I, too dislike it. . . .

    Reading it, however, with a perfect contempt for it, one 

discovers in 

    it, after all, a place for the genuine.

This is not Shelley. Indeed it is not much of anything, until we find ways of locating where its poetry lies. But once we adapt the strategy necessary for noniconic art—once we see that much of the force of the work depends on its refusing to be something else—we can begin to understand what its exclusions make present. First, we must ask why the poem refers to poetry only as "it." What other options are there, and how does this choice establish the possibility of gaining authority for specific claims about the "genuine" that the poem wants to make? Suppose something about the ontological status of art—its tilt, perhaps—demands so indefinite a pronoun, just as Dante's Bertrand de Born does, when he stands facing the poet with his head in his hands. Perhaps it is only by treating poetry as so indefinite a category that one can see how its content depends on the specific processes of disclosure set in motion by a linguistic intricacy that puts relation in the place of substance.

These hypothesis are not wrong, but they are severely limited by the Romantic framework in which they are cast. Moore pushes against those limits by refusing to be content with the moment of negation that sets perpendicularity against reference. The force of the perpendicular must make possible a strange, yet evocative, positive characterization of that site. In this case, the main vehicle for fleshing out the content of the "genuine" is her note on the poem, which shows us what she cut from previous versions. For then we have a contrast to the "it," which motivates its strategic indefiniteness. Indeed, we have a complex set of virtual forces, leading both back, into Moore's past, and forward, into a more dynamic sense of how contempt and genuineness may be closely linked, mutually reinforcing states. Once we feel the pressure of all of these images that rush in to provide names for poetry, but actually displace it, we begin to understand that those indefinite pronouns both reflect highly intelligent choices and orient us toward the kind of negotiations necessary if poetry is to provide alternatives to those images. So long as one needs these supplemental metaphors to define poetry , one is condemned to the distance of attempting to explain the genuine -the site of perpendicularity and polish—in terms of merely illustratory materials, which are thus necessarily only partial realizations of what they attempt to instantiate. Such images turn the positive into positivity, preparing metaphors for the dump that so fascinated her friend Stevens. But as we realize the failure of images, we also get a glimpse of the deepest efforts of poetry—the quest to find, within the transient, a sense of the genuine that is abstract enough to allow for a range of contents, and fluid enough to merge into the state of grace achieved by individual poems.
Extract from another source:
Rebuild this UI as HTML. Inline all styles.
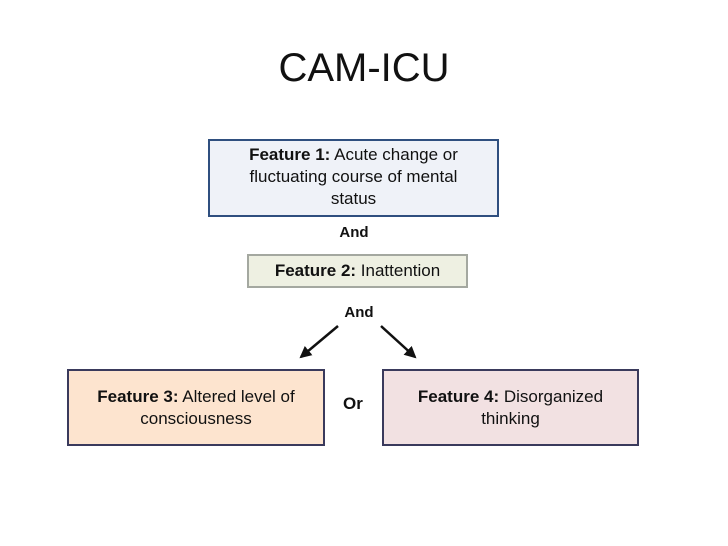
<!DOCTYPE html>
<html><head><style>
body{margin:0;width:728px;height:546px;background:#fff;position:relative;font-family:"Liberation Sans",Arial,sans-serif;color:#111;overflow:hidden}
.a{position:absolute}
.box{position:absolute;box-sizing:border-box;display:flex;align-items:center;justify-content:center;text-align:center;font-size:17px;line-height:22px}
b{font-weight:bold}
</style></head><body>
<div class="a" style="left:0;width:728px;top:44px;text-align:center;font-size:40px;line-height:48px">CAM-ICU</div>
<div class="box" style="left:208px;top:139px;width:291px;height:78px;background:#eff2f8;border:2px solid #2f4f7f;padding:0 20px 3px"><div><b>Feature 1:</b> Acute change or fluctuating course of mental status</div></div>
<div class="a" style="left:0;width:708px;top:224px;text-align:center;font-size:15px;font-weight:bold">And</div>
<div class="box" style="left:247px;top:254px;width:221px;height:34px;background:#eef0e2;border:2px solid #a4a8a0"><div><b>Feature 2:</b> Inattention</div></div>
<div class="a" style="left:0;width:718px;top:304px;text-align:center;font-size:15px;font-weight:bold">And</div>
<svg class="a" style="left:0;top:0" width="728" height="546">
<defs><marker id="m" markerWidth="12" markerHeight="12" refX="10" refY="6" orient="auto" markerUnits="userSpaceOnUse" viewBox="0 0 12 12"><path d="M0,0L12,6L0,12z" fill="#111"/></marker></defs>
<line x1="338" y1="326" x2="301" y2="357" stroke="#111" stroke-width="2.5" marker-end="url(#m)"/>
<line x1="381" y1="326" x2="415" y2="357" stroke="#111" stroke-width="2.5" marker-end="url(#m)"/>
</svg>
<div class="box" style="left:67px;top:369px;width:258px;height:77px;background:#fde4cf;border:2px solid #3a3a5c"><div><b>Feature 3:</b> Altered level of consciousness</div></div>
<div class="a" style="left:343px;top:394px;font-size:17px;font-weight:bold">Or</div>
<div class="box" style="left:382px;top:369px;width:257px;height:77px;background:#f2e1e2;border:2px solid #3a3a5c;padding:0 12px"><div><b>Feature 4:</b> Disorganized thinking</div></div>
</body></html>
If we were to make generalizations about this sense of discovery, we would have to say that the point of the poem is to show that we must conceive the genuine in poetry in terms of forces, rather than of things or images. Poetry must be abstract in order to focus attention on the genuine concreteness of its processes that tend to be subsumed under the narcissistic substitutes imposed upon them when we create scenic contexts and thematic interpretations. But, as we make even that generalization, the deeper point of Moore's poem begins to become clear. Generalization itself must take the role of indefinite pronoun. Rather than explaining anything, it too becomes a means of tracking this sense of the genuine, which resides less in anything we say about the poem than in what we do, as we try to cut through the images to the mobile inventiveness that underlies them and gives them a "place."
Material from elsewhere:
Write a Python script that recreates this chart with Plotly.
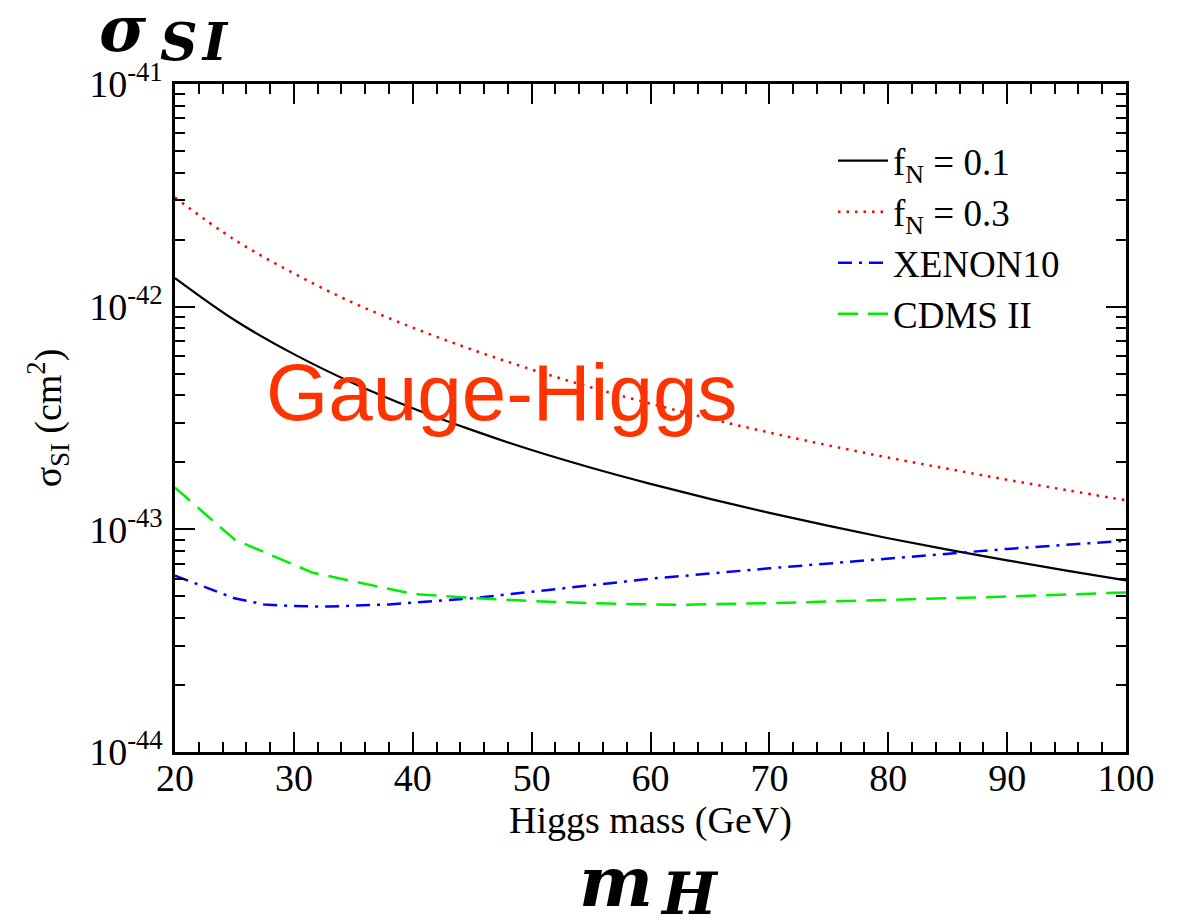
import plotly.graph_objects as go

# ---------------- data ----------------
mass_th = [20, 25, 30, 35, 40, 45, 50, 55, 60, 65, 70, 75, 80, 85, 90, 95, 100]
sigma_fn01 = [1.343e-42, 8.71e-43, 6.12e-43, 4.53e-43, 3.50e-43, 2.79e-43, 2.27e-43,
              1.89e-43, 1.60e-43, 1.37e-43, 1.185e-43, 1.036e-43, 9.12e-44, 8.11e-44,
              7.26e-44, 6.53e-44, 5.90e-44]
sigma_fn03 = [3.09e-42, 2.00e-42, 1.41e-42, 1.04e-42, 8.05e-43, 6.41e-43, 5.22e-43,
              4.34e-43, 3.67e-43, 3.14e-43, 2.72e-43, 2.38e-43, 2.10e-43, 1.87e-43,
              1.67e-43, 1.50e-43, 1.35e-43]

mass_xenon = [20, 22.5, 25, 27.5, 30, 33, 38, 45, 52, 60, 70, 80, 90, 100]
sigma_xenon = [6.2e-44, 5.50e-44, 4.90e-44, 4.60e-44, 4.52e-44, 4.50e-44, 4.60e-44,
               4.90e-44, 5.38e-44, 6.0e-44, 6.68e-44, 7.41e-44, 8.17e-44, 8.89e-44]

mass_cdms = [20, 25, 31.6, 40, 45, 50, 55, 62, 70, 80, 90, 100]
sigma_cdms = [1.54e-43, 9.0e-44, 6.38e-44, 5.13e-44, 4.92e-44, 4.76e-44, 4.66e-44,
              4.58e-44, 4.66e-44, 4.81e-44, 4.99e-44, 5.21e-44]

x_ticks = [20, 30, 40, 50, 60, 70, 80, 90, 100]
y_decades = [-44, -43, -42, -41]

# ---------------- figure ----------------
W, H = 1183, 919
L, R, T, B = 175, 57, 84, 167
pw, ph = W - L - R, H - T - B

def px(xp):
    return (xp - L) / pw

def py(yp):
    return (H - B - yp) / ph

SERIF = "Liberation Serif"
MATH = "DejaVu Serif"

fig = go.Figure()
fig.add_trace(go.Scatter(x=mass_th, y=sigma_fn01, mode="lines", name="f<sub>N</sub> = 0.1",
                         line=dict(color="black", width=2.2, shape="spline")))
fig.add_trace(go.Scatter(x=mass_th, y=sigma_fn03, mode="lines", name="f<sub>N</sub> = 0.3",
                         line=dict(color="#ff0000", width=2.5, dash="2.5px,6px", shape="spline")))
fig.add_trace(go.Scatter(x=mass_xenon, y=sigma_xenon, mode="lines", name="XENON10",
                         line=dict(color="#0000ff", width=2.5, dash="14px,7px,3px,7px")))
fig.add_trace(go.Scatter(x=mass_cdms, y=sigma_cdms, mode="lines", name="CDMS II",
                         line=dict(color="#00ee00", width=2.5, dash="20px,10px")))

minor_y = [k * 10.0 ** d for d in y_decades[:-1] for k in range(2, 10)]

fig.update_layout(
    width=W, height=H,
    margin=dict(l=L, r=R, t=T, b=B),
    plot_bgcolor="white", paper_bgcolor="white",
    font=dict(family=SERIF, size=38, color="black"),
    showlegend=True,
    legend=dict(x=px(833), y=py(130), xanchor="left", yanchor="top",
                bgcolor="rgba(0,0,0,0)", font=dict(family=SERIF, size=37),
                tracegroupgap=0, itemwidth=50),
    xaxis=dict(range=[20, 100], tickvals=x_ticks, ticktext=[str(v) for v in x_ticks],
               ticks="inside", ticklen=20, tickwidth=2, tickcolor="black",
               showline=True, linewidth=2.5, linecolor="black", mirror="ticks",
               showgrid=False, zeroline=False,
               tickfont=dict(family=SERIF, size=38), ticklabelstandoff=-9,
               minor=dict(dtick=2, ticks="inside", ticklen=10, tickwidth=2, tickcolor="black", showgrid=False),
               title=dict(text="Higgs mass (GeV)", font=dict(family=SERIF, size=38), standoff=1)),
    yaxis=dict(type="log", range=[-44, -41],
               tickvals=[10.0 ** d for d in y_decades],
               ticktext=["10<sup>%d</sup>" % d for d in y_decades],
               ticks="inside", ticklen=20, tickwidth=2, tickcolor="black",
               showline=True, linewidth=2.5, linecolor="black", mirror="ticks",
               showgrid=False, zeroline=False,
               tickfont=dict(family=SERIF, size=38), ticklabelstandoff=2,
               minor=dict(tickvals=minor_y, ticks="inside", ticklen=10, tickwidth=2, tickcolor="black", showgrid=False),
               title=dict(text="σ<sub>SI</sub> (cm<sup>2</sup>)", font=dict(family=SERIF, size=38), standoff=16)),
)

annots = [
    dict(text="<b><i>σ</i></b>", x=px(123), y=py(28), size=64, family=MATH, color="black"),
    dict(text="<b><i>S\u200aI</i></b>", x=px(194), y=py(41), size=52, family=MATH, color="black"),
    dict(text="<b><i>m</i></b>", x=px(616), y=py(881), size=70, family=MATH, color="black"),
    dict(text="<b><i>H</i></b>", x=px(689), y=py(894), size=58, family=MATH, color="black"),
    dict(text="Gauge-Higgs", x=px(501), y=py(393), size=80, family="Liberation Sans", color="#ff3300"),
]
for a in annots:
    fig.add_annotation(text=a["text"], x=a["x"], y=a["y"], xref="paper", yref="paper",
                       xanchor="center", yanchor="middle", showarrow=False,
                       font=dict(family=a["family"], size=a["size"], color=a["color"]))

fig.write_html("out.html")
Moore's poem, in other words, is not about the genuine so much as it is the literal action of attempting to locate "it" in the only way that the "it" can be given significant content. Rather than proliferating names for the pronoun, we must let it lead us to reflecting on the forces that it gathers within the poem. These comprise what can be genuine about poetry. At one pole, the poem shifts from images to the force that the authorial process embodies, as it works out what is involved in Moore's epigraph, "Omissions are not accidents. " Omissions are, or can be, an author's means of asserting control over the complex energies of negation that we have been observing at work. Omissions are not accidents because they are perhaps the only way of negotiating between the accidental and the essential. Thus they lead us to the complex framework of memories, needs, and cares that provides the background that poetry must rely on and bring into focus. The poet's powers of negation are her richest means of showing what motivates her quest and abides within it to prepare for the satisfactions that poetry's perpendicular presences afford. Such demonstration also calls attention to the other pole of readerly activity. The virtual background that the negations evoke is ultimately not abstract at all, since it takes specific form in the reader's own efforts to transform an initial befuddlement (not unlike contempt) into a momentary realization of all that the "it" comes to embody. Reading this poem engages us in precisely the process that the poem describes: Puzzled by the "it," we must recover what the early drafts offered and understand why that fails to define poetry. In its stead, we must put the realization that the genuine consists in this dialectical process, which establishes a "place" (in all of the senses of that term) where all readers can see what is shared in the effort to find something mediating between the "it" and its substitutes. To see what that entails is to demonstrate the capacity to achieve it.

This play of virtual forces and identifications is obviously not given a specific context. Yet it does serve the crucial role of indicating how thoroughly certain active forces in Moore's poems resonate in conjunction with qualities that some situations can mark as gendered. So now we must see how Moore focuses attention on those properties. The quickest and most general means for doing that is to shift from what Moore shares with noniconic painterly strategies to her departures from its characteristic concerns. Whereas the painters concentrated on rendering certain dynamic and irreducible balances that take form as essentially independent structures with which consciousness tries to align, Moore's virtual forces are irreducibly psychological and willful. The negation in "Poetry" is not so much a way of getting beyond the personal, as a way of getting within it—getting to forces of an individual will too wise to theatricalize the terms of caring, yet freed, by that wisdom, to relish that care as something approaching an absolute power. Indeed, in much of Moore's work, that care becomes so particular, so much a matter of polish wrought to its uttermost, by subtle winks and intricate shifts of imaginative position, that one must attend to its distinctively personal sources.